I got up early this morning, intending to spend some quiet reflective time alone, contemplating the events of last year and considering what I wanted for this year. I no longer do “resolutions,” considering I have had the same ones for as long as I can remember; lose weight, eat right, save more money, and get organized. Sound familiar?
Instead, I set goals for myself, attainable goals. This year, my goal is to write more.
I just finished going through my saved documents on my computer and discovered several I could delete entirely (they’d already been published) and some that hadn’t been published yet that I can forsee working on and sending elsewhere. Every writer should do this at the beginning of a new year. I had actually wanted to start the new year the right way, by going out to write, but the local restaurants were closed, and frankly, I really need to do this type of organizing just to figure out what I am going to work on first.
I’ve been writing for publication for over 21 years and although I have seen some measure of success, I still feel a sense of urgency in becoming more prolific in my writing. Turning 50 in November probably intensified those feelings.
If I don’t get my book published this year, will I ever? If I don’t finish my other book will it be an outdated and redundant subject by the time I do? If I don’t send articles and essays out, how will I make any money with my writing? And (this is a big one) if I’m not making any money, am I wasting time with my writing?

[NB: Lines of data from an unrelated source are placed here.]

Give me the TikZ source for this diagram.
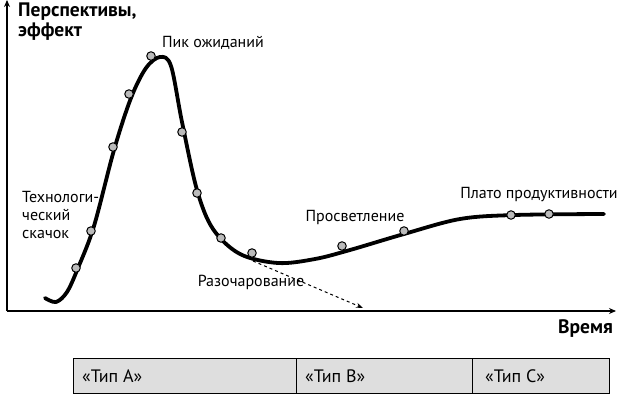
\documentclass[tikz,border=0pt]{standalone}
\usepackage{fontspec}
\setmainfont{PT Sans}
\usetikzlibrary{arrows.meta}
\definecolor{boxgray}{HTML}{DEDEDE}
\definecolor{dotgray}{HTML}{BBBBBB}
\tikzset{
  lbl/.style={inner sep=0pt, font=\fontsize{16}{18}\selectfont},
  bold/.style={inner sep=0pt, font=\fontsize{19.5}{21}\selectfont\bfseries},
  dot/.style={circle, draw=black, fill=dotgray, line width=1pt, minimum size=8.5pt, inner sep=0pt},
  phase/.style={draw=black, fill=boxgray, line width=1.2pt, minimum height=35pt, anchor=north west, inner sep=0pt},
  ptxt/.style={inner sep=0pt, anchor=west, font=\fontsize{18}{20}\selectfont},
  axis/.style={line width=1.8pt, -{Stealth[length=7pt,width=6pt]}}
}
\begin{document}
\begin{tikzpicture}[x=1pt,y=-1pt]
\useasboundingbox (0,0) rectangle (620,396);
% axes
\coordinate (O) at (7,311);
\coordinate (Ytop) at (7,0);
\coordinate (Xend) at (616,311);
\draw[axis] (O) -- (Ytop);
\draw[axis] (O) -- (Xend);
% axis labels
\node[bold, anchor=west] (ylab1) at (18,12) {Перспективы,};
\node[bold, anchor=west] (ylab2) at (18,32) {эффект};
\node[bold, anchor=east] (xlab) at (613,329) {Время};
% dashed arrow
\coordinate (dstart) at (253,261);
\coordinate (dend) at (363,308);
\draw[dashed, line width=1pt, -{Stealth[length=7pt,width=5pt]}] (dstart) -- (dend);
% curve
\draw[line width=3.8pt, line cap=round, line join=round] plot[smooth, tension=0.55] coordinates {
 (45,298) (56,302) (67,292) (78,268) (94,226) (114,150) (131,98) (146,68) (160,57) (171,66)
 (182,122) (197,190) (213,229) (240,254) (278,263) (315,259) (350,250) (404,234) (460,219) (515,215) (604,214)};
% dots
\foreach \i/\p in {1/{(76,268)},2/{(91,231)},3/{(113,147)},4/{(129,94)},5/{(151,56)},6/{(182,132)},7/{(197,193)},8/{(221,238)},9/{(252,253)},10/{(342,246)},11/{(404,231)},12/{(511,215)},13/{(549,214)}}
  \node[dot] (d\i) at \p {};
% labels
\node[lbl, align=left, anchor=north west] (tech) at (22,191) {Технологи-\\ческий\\скачок};
\node[lbl] (peak) at (213,43) {Пик ожиданий};
\node[lbl] (trough) at (251,282) {Разочарование};
\node[lbl] (slope) at (355,217) {Просветление};
\node[lbl] (plateau) at (539,195) {Плато продуктивности};
% phase boxes
\node[phase, minimum width=223pt] (pa) at (73,358) {};
\node[phase, minimum width=176pt] (pb) at (296,358) {};
\node[phase, minimum width=137pt] (pc) at (472,358) {};
\node[ptxt] (ta) at ([xshift=9pt]pa.west) {«Тип А»};
\node[ptxt] (tb) at ([xshift=9pt]pb.west) {«Тип В»};
\node[ptxt] (tc) at ([xshift=13pt]pc.west) {«Тип С»};
\end{tikzpicture}
\end{document}
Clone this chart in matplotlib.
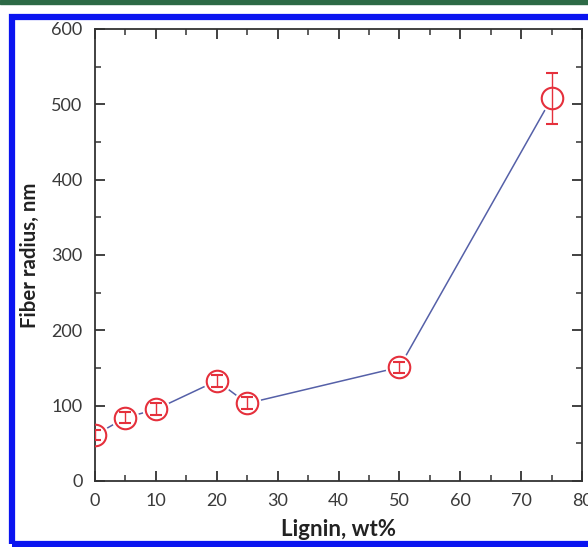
import matplotlib.pyplot as plt
from matplotlib.patches import Rectangle
from matplotlib.ticker import MultipleLocator

# data
lignin = [0, 5, 10, 20, 25, 50, 75]
radius = [61, 84, 95, 133, 103, 151, 508]
radius_err = [7, 7, 8, 8, 8, 7, 34]

plt.rcParams['font.family'] = ['Lato', 'DejaVu Sans']

fig = plt.figure(figsize=(5.88, 5.47), dpi=100)
ax = fig.add_axes([0.1616, 0.1207, 0.8282, 0.8263])

# connecting line, then white halo so the line stops short of the markers
ax.plot(lignin, radius, color='#5560a8', lw=1.1, zorder=1)
ax.plot(lignin, radius, ls='none', marker='o', ms=19, mfc='white', mec='white', zorder=2)
ax.errorbar(lignin, radius, yerr=radius_err, fmt='o', ms=15.5, mfc='none',
            mec='#e5303c', mew=1.5, ecolor='#e5303c', elinewidth=1.0,
            capsize=4, capthick=1.0, zorder=3)

ax.set_xlim(0, 80)
ax.set_ylim(0, 600)
ax.xaxis.set_major_locator(MultipleLocator(10))
ax.xaxis.set_minor_locator(MultipleLocator(5))
ax.yaxis.set_major_locator(MultipleLocator(100))
ax.yaxis.set_minor_locator(MultipleLocator(50))
ax.tick_params(which='both', direction='in', top=True, right=True,
               labelsize=13, labelcolor='#3a3a3a', color='#333333')
ax.tick_params(which='major', length=7, width=1.3, pad=9)
ax.tick_params(which='minor', length=4, width=1.1)
for s in ax.spines.values():
    s.set_linewidth(1.3)
    s.set_color('#333333')

ax.set_xlabel('Lignin, wt%', fontsize=16, fontweight='bold', color='#222222', va='center')
ax.set_ylabel('Fiber radius, nm', fontsize=14.7, fontweight='bold', color='#222222', va='center')
ax.xaxis.set_label_coords(0.5, -(530 - 481) / 452)
ax.yaxis.set_label_coords(-(95 - 30) / 487, 0.5)

# page frame around the figure
fig.patches.append(Rectangle((0, 1 - 4/547), 1, 4/547, transform=fig.transFigure,
                             color='#2d6a46', zorder=0))
fig.patches.append(Rectangle((12/588, 3/547), 1, 1 - 20/547, transform=fig.transFigure,
                             fill=False, ec='#0a14f0', lw=4.5, zorder=0))

fig.savefig('out.png', dpi=100)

These are the kinds of thoughts running through my head these past few days. This past November I was going to be the author of a published book, moving upwards and onwards in my writing career. I had great plans for that book that included a lot of self-promotion, public speaking and media coverage. Giving all that up and terminating the book contract because I couldn’t trust the publisher was the right decision, but still a difficult one. But now I am back to square one in searching for the right publisher.
In the meantime, I missed some deadlines in December for anthologies I would have liked to be a part of, and have some others looming in front of me. Do I concentrate on an essay for an anthology that pays simply in copies or do I shoot higher and write for a contest that pays $500 to the winner? The answer seems obvious, yet the subject matter for one is much more dear to me than the other. And how long do I wait before contacting the editor that is currently reviewing my book manuscript? Do I send more queries to agents or hope I can get a publisher without one? Do I start a new article or send the unpublished ones I discovered this morning out first?
Or do I do all of the above?
The dilemma, of course, is that there is only so much time in a day, and all of these things take time.
How else could I be spending my time this lovely sunny January morning, the beginning of a new year?
I could be cleaning out my coupon box, throwing out all those coupons that expired at midnight last night.
I could be clipping the coupons from this stack of coupons, and restocking said coupon box.
Or, I could choose a book from my shelf of un-read books and spending some luxurious hours reading.
Or, I could put away all the Christmas decorations and my Christmas gifts that are now in a box near my desk (the camera from son Dan was used for these pictures). But then we all know how that would end up since there is more than one package of stationery inside there, some very enticing and delicious papers just begging to be written on.
I will probably end up doing a little of each of these things today and by the end of the day feel like I haven’t accomplished much of anything.
Except, perhaps, completing a blog entry.
Happy New Year, my friends. May your own goals be attainable this year.